Supplied material:
********
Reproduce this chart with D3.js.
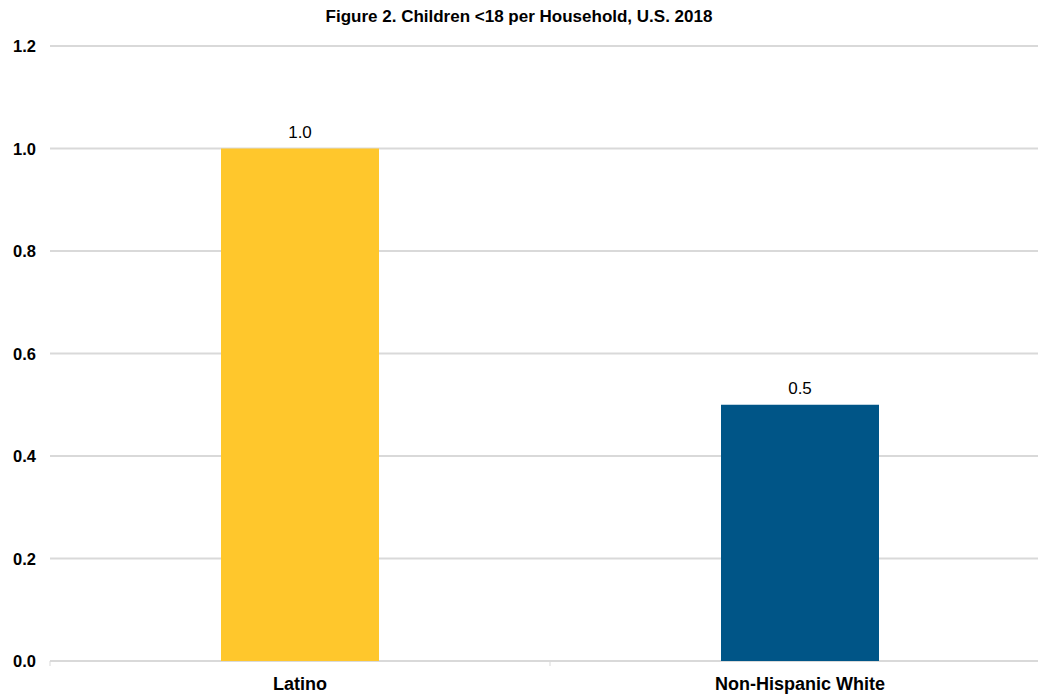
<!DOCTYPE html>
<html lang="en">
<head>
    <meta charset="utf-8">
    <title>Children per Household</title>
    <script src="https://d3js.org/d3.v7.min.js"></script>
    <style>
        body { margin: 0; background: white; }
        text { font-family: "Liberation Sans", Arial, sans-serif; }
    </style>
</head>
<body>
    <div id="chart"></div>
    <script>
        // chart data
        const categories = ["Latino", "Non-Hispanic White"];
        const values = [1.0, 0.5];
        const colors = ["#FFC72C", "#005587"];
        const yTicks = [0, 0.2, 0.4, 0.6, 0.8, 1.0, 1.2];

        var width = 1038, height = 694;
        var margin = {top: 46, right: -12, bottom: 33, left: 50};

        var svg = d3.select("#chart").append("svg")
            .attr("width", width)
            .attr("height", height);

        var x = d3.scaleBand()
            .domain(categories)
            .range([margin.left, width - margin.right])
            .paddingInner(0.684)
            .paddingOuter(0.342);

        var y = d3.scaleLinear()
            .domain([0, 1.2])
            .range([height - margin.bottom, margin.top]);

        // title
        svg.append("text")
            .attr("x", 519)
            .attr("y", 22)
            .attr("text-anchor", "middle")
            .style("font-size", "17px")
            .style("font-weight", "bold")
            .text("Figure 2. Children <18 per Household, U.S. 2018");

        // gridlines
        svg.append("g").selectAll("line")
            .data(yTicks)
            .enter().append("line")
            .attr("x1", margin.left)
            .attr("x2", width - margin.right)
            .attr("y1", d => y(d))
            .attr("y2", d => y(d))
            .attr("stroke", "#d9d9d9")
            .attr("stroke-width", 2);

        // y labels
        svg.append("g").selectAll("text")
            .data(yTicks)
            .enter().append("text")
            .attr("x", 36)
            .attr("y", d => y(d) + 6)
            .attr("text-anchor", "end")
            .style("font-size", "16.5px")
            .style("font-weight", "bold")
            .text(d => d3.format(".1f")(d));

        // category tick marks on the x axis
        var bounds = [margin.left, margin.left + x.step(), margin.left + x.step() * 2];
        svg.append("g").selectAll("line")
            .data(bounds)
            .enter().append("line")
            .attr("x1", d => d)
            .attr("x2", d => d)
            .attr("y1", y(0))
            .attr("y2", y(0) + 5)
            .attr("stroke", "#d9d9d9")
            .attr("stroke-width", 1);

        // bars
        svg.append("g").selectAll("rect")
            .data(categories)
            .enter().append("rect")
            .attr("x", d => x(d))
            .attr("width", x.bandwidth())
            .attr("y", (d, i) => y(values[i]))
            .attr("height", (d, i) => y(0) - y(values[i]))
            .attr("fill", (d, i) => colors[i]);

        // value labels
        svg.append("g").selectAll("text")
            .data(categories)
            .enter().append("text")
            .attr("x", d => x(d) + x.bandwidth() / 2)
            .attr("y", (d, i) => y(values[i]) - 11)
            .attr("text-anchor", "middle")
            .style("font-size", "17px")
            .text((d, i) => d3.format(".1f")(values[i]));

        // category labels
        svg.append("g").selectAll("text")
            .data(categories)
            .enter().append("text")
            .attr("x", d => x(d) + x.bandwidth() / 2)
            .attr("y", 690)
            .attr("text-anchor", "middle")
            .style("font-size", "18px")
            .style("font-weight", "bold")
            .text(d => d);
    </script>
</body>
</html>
********
Required work: From the first line above to the line containing "- margin.bottom, margin.top]);", repeat each line exactly. Pictures stay out.

Result below:
Reproduce this chart with D3.js.
<!DOCTYPE html>
<html lang="en">
<head>
    <meta charset="utf-8">
    <title>Children per Household</title>
    <script src="https://d3js.org/d3.v7.min.js"></script>
    <style>
        body { margin: 0; background: white; }
        text { font-family: "Liberation Sans", Arial, sans-serif; }
    </style>
</head>
<body>
    <div id="chart"></div>
    <script>
        // chart data
        const categories = ["Latino", "Non-Hispanic White"];
        const values = [1.0, 0.5];
        const colors = ["#FFC72C", "#005587"];
        const yTicks = [0, 0.2, 0.4, 0.6, 0.8, 1.0, 1.2];

        var width = 1038, height = 694;
        var margin = {top: 46, right: -12, bottom: 33, left: 50};

        var svg = d3.select("#chart").append("svg")
            .attr("width", width)
            .attr("height", height);

        var x = d3.scaleBand()
            .domain(categories)
            .range([margin.left, width - margin.right])
            .paddingInner(0.684)
            .paddingOuter(0.342);

        var y = d3.scaleLinear()
            .domain([0, 1.2])
            .range([height - margin.bottom, margin.top]);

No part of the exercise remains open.